Print the entries verbatim, leaving out the images they contain.

_Source code of charts_
* * *

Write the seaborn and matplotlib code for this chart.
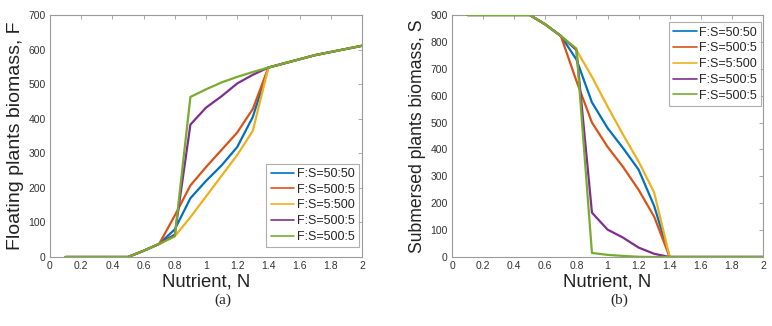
import numpy as np
import matplotlib
matplotlib.use("Agg")
import matplotlib.pyplot as plt
import seaborn as sns
from matplotlib.ticker import FuncFormatter

# nutrient grid
N = [0.1, 0.2, 0.3, 0.4, 0.5, 0.6, 0.7, 0.8, 0.9, 1.0,
     1.1, 1.2, 1.3, 1.4, 1.5, 1.6, 1.7, 1.8, 1.9, 2.0]

labels = ["F:S=50:50", "F:S=500:5", "F:S=5:500", "F:S=500:5", "F:S=500:5"]
colors = ["#0072BD", "#D95319", "#EDB120", "#7E2F8E", "#77AC30"]

tail_F = [560, 572, 584, 593, 602, 611]
F_5050 = [0, 0, 0, 0, 0, 18, 38, 80, 170, 220, 265, 318, 405, 548] + tail_F
F_500a = [0, 0, 0, 0, 0, 18, 38, 120, 207, 260, 310, 360, 428, 548] + tail_F
F_5500 = [0, 0, 0, 0, 0, 18, 38, 60, 115, 175, 235, 295, 365, 548] + tail_F
F_500b = [0, 0, 0, 0, 0, 18, 38, 65, 383, 432, 465, 502, 527, 548] + tail_F
F_500c = [0, 0, 0, 0, 0, 18, 38, 60, 463, 485, 505, 521, 535, 548] + tail_F

tail_S = [0, 0, 0, 0, 0, 0]
S_5050 = [900, 900, 900, 900, 900, 865, 822, 735, 575, 480, 405, 325, 190, 0] + tail_S
S_500a = [900, 900, 900, 900, 900, 865, 822, 655, 500, 410, 335, 250, 150, 0] + tail_S
S_5500 = [900, 900, 900, 900, 900, 865, 822, 770, 670, 560, 455, 355, 240, 0] + tail_S
S_500b = [900, 900, 900, 900, 900, 865, 822, 770, 165, 102, 72, 35, 12, 0] + tail_S
S_500c = [900, 900, 900, 900, 900, 865, 822, 775, 15, 8, 4, 1, 0, 0] + tail_S

F_series = [F_5050, F_500a, F_5500, F_500b, F_500c]
S_series = [S_5050, S_500a, S_5500, S_500b, S_500c]

sns.set_style("white")
plt.rcParams['font.family'] = ['Liberation Sans', 'DejaVu Sans']

fig = plt.figure(figsize=(7.72, 3.26), dpi=100)
ax1 = fig.add_axes([50 / 772, 1 - 257 / 326, 312 / 772, 242 / 326])
ax2 = fig.add_axes([452 / 772, 1 - 257 / 326, 311 / 772, 242 / 326])

fmt = FuncFormatter(lambda v, p: f"{v:g}")


def style(ax, ymax, ystep, ylabel, ysize):
    ax.set_xlim(0, 2)
    ax.set_ylim(0, ymax)
    ax.set_xticks(np.arange(0, 2.01, 0.2))
    ax.set_yticks(np.arange(0, ymax + 1, ystep))
    ax.xaxis.set_major_formatter(fmt)
    ax.tick_params(axis='both', direction='in', length=3, width=0.6,
                   colors='#9a9a9a', labelcolor='#333333', labelsize=7.5,
                   top=True, right=True, pad=3)
    for s in ax.spines.values():
        s.set_visible(True)
        s.set_edgecolor('#9a9a9a')
        s.set_linewidth(0.8)
        s.set_zorder(1)
    ax.set_xlabel("Nutrient, N", fontsize=13.3, color='#222222', labelpad=2)
    ax.set_ylabel(ylabel, fontsize=ysize, color='#222222', labelpad=3)


for vals, lab, col in zip(F_series, labels, colors):
    sns.lineplot(ax=ax1, x=N, y=vals, color=col, label=lab, linewidth=1.6)
for vals, lab, col in zip(S_series, labels, colors):
    sns.lineplot(ax=ax2, x=N, y=vals, color=col, label=lab, linewidth=1.6)

style(ax1, 700, 100, "Floating plants biomass, F", 14)
style(ax2, 900, 100, "Submersed plants biomass, S", 12.7)

for ax, loc, anchor in [(ax1, 'lower right', (0.99, 0.04)),
                        (ax2, 'upper right', (0.995, 0.97))]:
    leg = ax.legend(loc=loc, bbox_to_anchor=anchor, borderaxespad=0,
                    fontsize=9, frameon=True, fancybox=False,
                    handlelength=1.9, handletextpad=0.2, labelspacing=0.3,
                    borderpad=0.35)
    leg.get_frame().set_edgecolor('#9a9a9a')
    leg.get_frame().set_linewidth(0.8)
    for h in leg.get_lines():
        h.set_linewidth(1.2)

fig.text(223 / 772, 1 - 300 / 326, "(a)", family='Liberation Serif',
         fontsize=11, ha='center', va='center')
fig.text(619 / 772, 1 - 300 / 326, "(b)", family='Liberation Serif',
         fontsize=11, ha='center', va='center')

fig.savefig("out.png", dpi=100)
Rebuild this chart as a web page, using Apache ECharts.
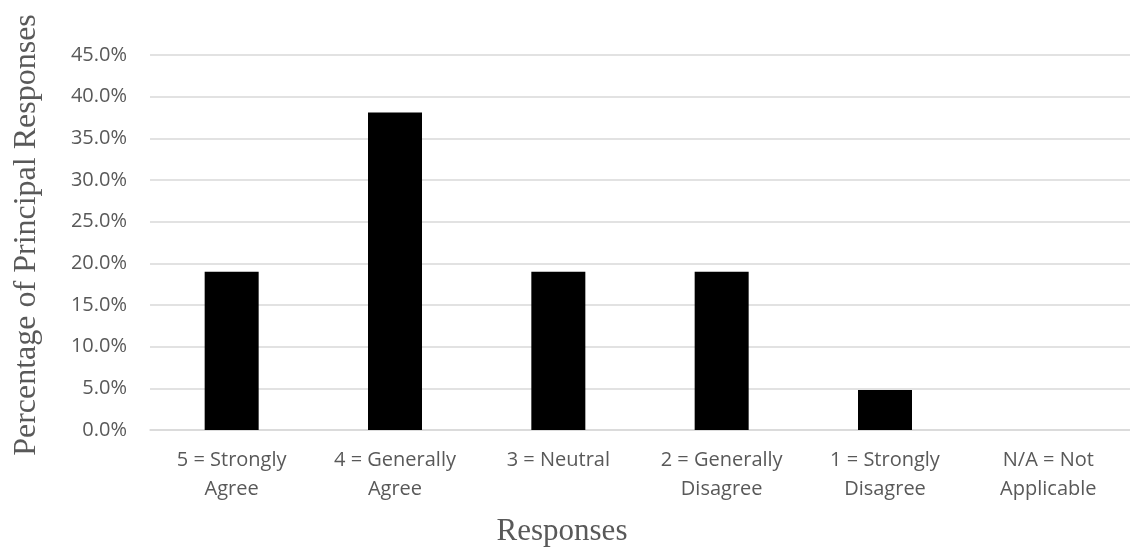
<!DOCTYPE html>
<html>
<head>
<meta charset="utf-8">
<script src="https://cdn.jsdelivr.net/npm/echarts@6/dist/echarts.min.js"></script>
<style>
  html, body { margin: 0; padding: 0; background: #fff; }
  #chart { width: 1130px; height: 550px; }
</style>
</head>
<body>
<div id="chart"></div>
<script>
// Survey responses (share of principals choosing each option)
const categories = [
  '5 = Strongly\nAgree',
  '4 = Generally\nAgree',
  '3 = Neutral',
  '2 = Generally\nDisagree',
  '1 = Strongly\nDisagree',
  'N/A = Not\nApplicable'
];
const percentages = [19.0, 38.1, 19.0, 19.0, 4.8, 0.0];
const yTicks = { min: 0, max: 45, interval: 5 };
const yTitle = 'Percentage of Principal Responses';
const xTitle = 'Responses';

const labelColor = '#595959';
const sansFont = '"Open Sans", "Noto Sans", sans-serif';
const serifFont = '"Liberation Serif", "DejaVu Serif", serif';

const chart = echarts.init(document.getElementById('chart'), null, { renderer: 'canvas' });

chart.setOption({
  animation: false,
  backgroundColor: '#ffffff',
  grid: { left: 150, right: -6, top: 55, bottom: 120, containLabel: false },
  xAxis: {
    type: 'category',
    data: categories,
    axisLine: { show: true, lineStyle: { color: '#d9d9d9', width: 1.5 } },
    axisTick: { show: false },
    axisLabel: {
      color: labelColor,
      fontFamily: sansFont,
      fontSize: 20,
      lineHeight: 29,
      margin: 16,
      interval: 0,
      verticalAlign: 'top'
    },
    splitLine: { show: false }
  },
  yAxis: {
    type: 'value',
    min: yTicks.min,
    max: yTicks.max,
    interval: yTicks.interval,
    axisLine: { show: false },
    axisTick: { show: false },
    axisLabel: {
      color: labelColor,
      fontFamily: sansFont,
      fontSize: 20,
      margin: 23,
      formatter: v => v.toFixed(1) + '%'
    },
    splitLine: { show: true, lineStyle: { color: '#d9d9d9', width: 1.5 } }
  },
  graphic: [
    {
      // vertical axis title, reading bottom to top
      type: 'text',
      x: 27,
      y: 235,
      rotation: Math.PI / 2,
      style: {
        text: yTitle,
        fill: labelColor,
        font: '32px ' + serifFont,
        textAlign: 'center',
        textVerticalAlign: 'middle'
      }
    },
    {
      type: 'text',
      x: 562,
      y: 532,
      style: {
        text: xTitle,
        fill: labelColor,
        font: '31px ' + serifFont,
        textAlign: 'center',
        textVerticalAlign: 'middle'
      }
    }
  ],
  series: [
    {
      type: 'bar',
      data: percentages,
      barWidth: 54,
      itemStyle: { color: '#000000' },
      silent: true
    }
  ]
});
</script>
</body>
</html>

* * *

_Task response_
Write the seaborn and matplotlib code for this chart.
import numpy as np
import matplotlib
matplotlib.use("Agg")
import matplotlib.pyplot as plt
import seaborn as sns
from matplotlib.ticker import FuncFormatter

# nutrient grid
N = [0.1, 0.2, 0.3, 0.4, 0.5, 0.6, 0.7, 0.8, 0.9, 1.0,
     1.1, 1.2, 1.3, 1.4, 1.5, 1.6, 1.7, 1.8, 1.9, 2.0]

labels = ["F:S=50:50", "F:S=500:5", "F:S=5:500", "F:S=500:5", "F:S=500:5"]
colors = ["#0072BD", "#D95319", "#EDB120", "#7E2F8E", "#77AC30"]

tail_F = [560, 572, 584, 593, 602, 611]
F_5050 = [0, 0, 0, 0, 0, 18, 38, 80, 170, 220, 265, 318, 405, 548] + tail_F
F_500a = [0, 0, 0, 0, 0, 18, 38, 120, 207, 260, 310, 360, 428, 548] + tail_F
F_5500 = [0, 0, 0, 0, 0, 18, 38, 60, 115, 175, 235, 295, 365, 548] + tail_F
F_500b = [0, 0, 0, 0, 0, 18, 38, 65, 383, 432, 465, 502, 527, 548] + tail_F
F_500c = [0, 0, 0, 0, 0, 18, 38, 60, 463, 485, 505, 521, 535, 548] + tail_F

tail_S = [0, 0, 0, 0, 0, 0]
S_5050 = [900, 900, 900, 900, 900, 865, 822, 735, 575, 480, 405, 325, 190, 0] + tail_S
S_500a = [900, 900, 900, 900, 900, 865, 822, 655, 500, 410, 335, 250, 150, 0] + tail_S
S_5500 = [900, 900, 900, 900, 900, 865, 822, 770, 670, 560, 455, 355, 240, 0] + tail_S
S_500b = [900, 900, 900, 900, 900, 865, 822, 770, 165, 102, 72, 35, 12, 0] + tail_S
S_500c = [900, 900, 900, 900, 900, 865, 822, 775, 15, 8, 4, 1, 0, 0] + tail_S

F_series = [F_5050, F_500a, F_5500, F_500b, F_500c]
S_series = [S_5050, S_500a, S_5500, S_500b, S_500c]

sns.set_style("white")
plt.rcParams['font.family'] = ['Liberation Sans', 'DejaVu Sans']

fig = plt.figure(figsize=(7.72, 3.26), dpi=100)
ax1 = fig.add_axes([50 / 772, 1 - 257 / 326, 312 / 772, 242 / 326])
ax2 = fig.add_axes([452 / 772, 1 - 257 / 326, 311 / 772, 242 / 326])

fmt = FuncFormatter(lambda v, p: f"{v:g}")


def style(ax, ymax, ystep, ylabel, ysize):
    ax.set_xlim(0, 2)
    ax.set_ylim(0, ymax)
    ax.set_xticks(np.arange(0, 2.01, 0.2))
    ax.set_yticks(np.arange(0, ymax + 1, ystep))
    ax.xaxis.set_major_formatter(fmt)
    ax.tick_params(axis='both', direction='in', length=3, width=0.6,
                   colors='#9a9a9a', labelcolor='#333333', labelsize=7.5,
                   top=True, right=True, pad=3)
    for s in ax.spines.values():
        s.set_visible(True)
        s.set_edgecolor('#9a9a9a')
        s.set_linewidth(0.8)
        s.set_zorder(1)
    ax.set_xlabel("Nutrient, N", fontsize=13.3, color='#222222', labelpad=2)
    ax.set_ylabel(ylabel, fontsize=ysize, color='#222222', labelpad=3)


for vals, lab, col in zip(F_series, labels, colors):
    sns.lineplot(ax=ax1, x=N, y=vals, color=col, label=lab, linewidth=1.6)
for vals, lab, col in zip(S_series, labels, colors):
    sns.lineplot(ax=ax2, x=N, y=vals, color=col, label=lab, linewidth=1.6)

style(ax1, 700, 100, "Floating plants biomass, F", 14)
style(ax2, 900, 100, "Submersed plants biomass, S", 12.7)

for ax, loc, anchor in [(ax1, 'lower right', (0.99, 0.04)),
                        (ax2, 'upper right', (0.995, 0.97))]:
    leg = ax.legend(loc=loc, bbox_to_anchor=anchor, borderaxespad=0,
                    fontsize=9, frameon=True, fancybox=False,
                    handlelength=1.9, handletextpad=0.2, labelspacing=0.3,
                    borderpad=0.35)
    leg.get_frame().set_edgecolor('#9a9a9a')
    leg.get_frame().set_linewidth(0.8)
    for h in leg.get_lines():
        h.set_linewidth(1.2)

fig.text(223 / 772, 1 - 300 / 326, "(a)", family='Liberation Serif',
         fontsize=11, ha='center', va='center')
fig.text(619 / 772, 1 - 300 / 326, "(b)", family='Liberation Serif',
         fontsize=11, ha='center', va='center')

fig.savefig("out.png", dpi=100)
Rebuild this chart as a web page, using Apache ECharts.
<!DOCTYPE html>
<html>
<head>
<meta charset="utf-8">
<script src="https://cdn.jsdelivr.net/npm/echarts@6/dist/echarts.min.js"></script>
<style>
  html, body { margin: 0; padding: 0; background: #fff; }
  #chart { width: 1130px; height: 550px; }
</style>
</head>
<body>
<div id="chart"></div>
<script>
// Survey responses (share of principals choosing each option)
const categories = [
  '5 = Strongly\nAgree',
  '4 = Generally\nAgree',
  '3 = Neutral',
  '2 = Generally\nDisagree',
  '1 = Strongly\nDisagree',
  'N/A = Not\nApplicable'
];
const percentages = [19.0, 38.1, 19.0, 19.0, 4.8, 0.0];
const yTicks = { min: 0, max: 45, interval: 5 };
const yTitle = 'Percentage of Principal Responses';
const xTitle = 'Responses';

const labelColor = '#595959';
const sansFont = '"Open Sans", "Noto Sans", sans-serif';
const serifFont = '"Liberation Serif", "DejaVu Serif", serif';

const chart = echarts.init(document.getElementById('chart'), null, { renderer: 'canvas' });

chart.setOption({
  animation: false,
  backgroundColor: '#ffffff',
  grid: { left: 150, right: -6, top: 55, bottom: 120, containLabel: false },
  xAxis: {
    type: 'category',
    data: categories,
    axisLine: { show: true, lineStyle: { color: '#d9d9d9', width: 1.5 } },
    axisTick: { show: false },
    axisLabel: {
      color: labelColor,
      fontFamily: sansFont,
      fontSize: 20,
      lineHeight: 29,
      margin: 16,
      interval: 0,
      verticalAlign: 'top'
    },
    splitLine: { show: false }
  },
  yAxis: {
    type: 'value',
    min: yTicks.min,
    max: yTicks.max,
    interval: yTicks.interval,
    axisLine: { show: false },
    axisTick: { show: false },
    axisLabel: {
      color: labelColor,
      fontFamily: sansFont,
      fontSize: 20,
      margin: 23,
      formatter: v => v.toFixed(1) + '%'
    },
    splitLine: { show: true, lineStyle: { color: '#d9d9d9', width: 1.5 } }
  },
  graphic: [
    {
      // vertical axis title, reading bottom to top
      type: 'text',
      x: 27,
      y: 235,
      rotation: Math.PI / 2,
      style: {
        text: yTitle,
        fill: labelColor,
        font: '32px ' + serifFont,
        textAlign: 'center',
        textVerticalAlign: 'middle'
      }
    },
    {
      type: 'text',
      x: 562,
      y: 532,
      style: {
        text: xTitle,
        fill: labelColor,
        font: '31px ' + serifFont,
        textAlign: 'center',
        textVerticalAlign: 'middle'
      }
    }
  ],
  series: [
    {
      type: 'bar',
      data: percentages,
      barWidth: 54,
      itemStyle: { color: '#000000' },
      silent: true
    }
  ]
});
</script>
</body>
</html>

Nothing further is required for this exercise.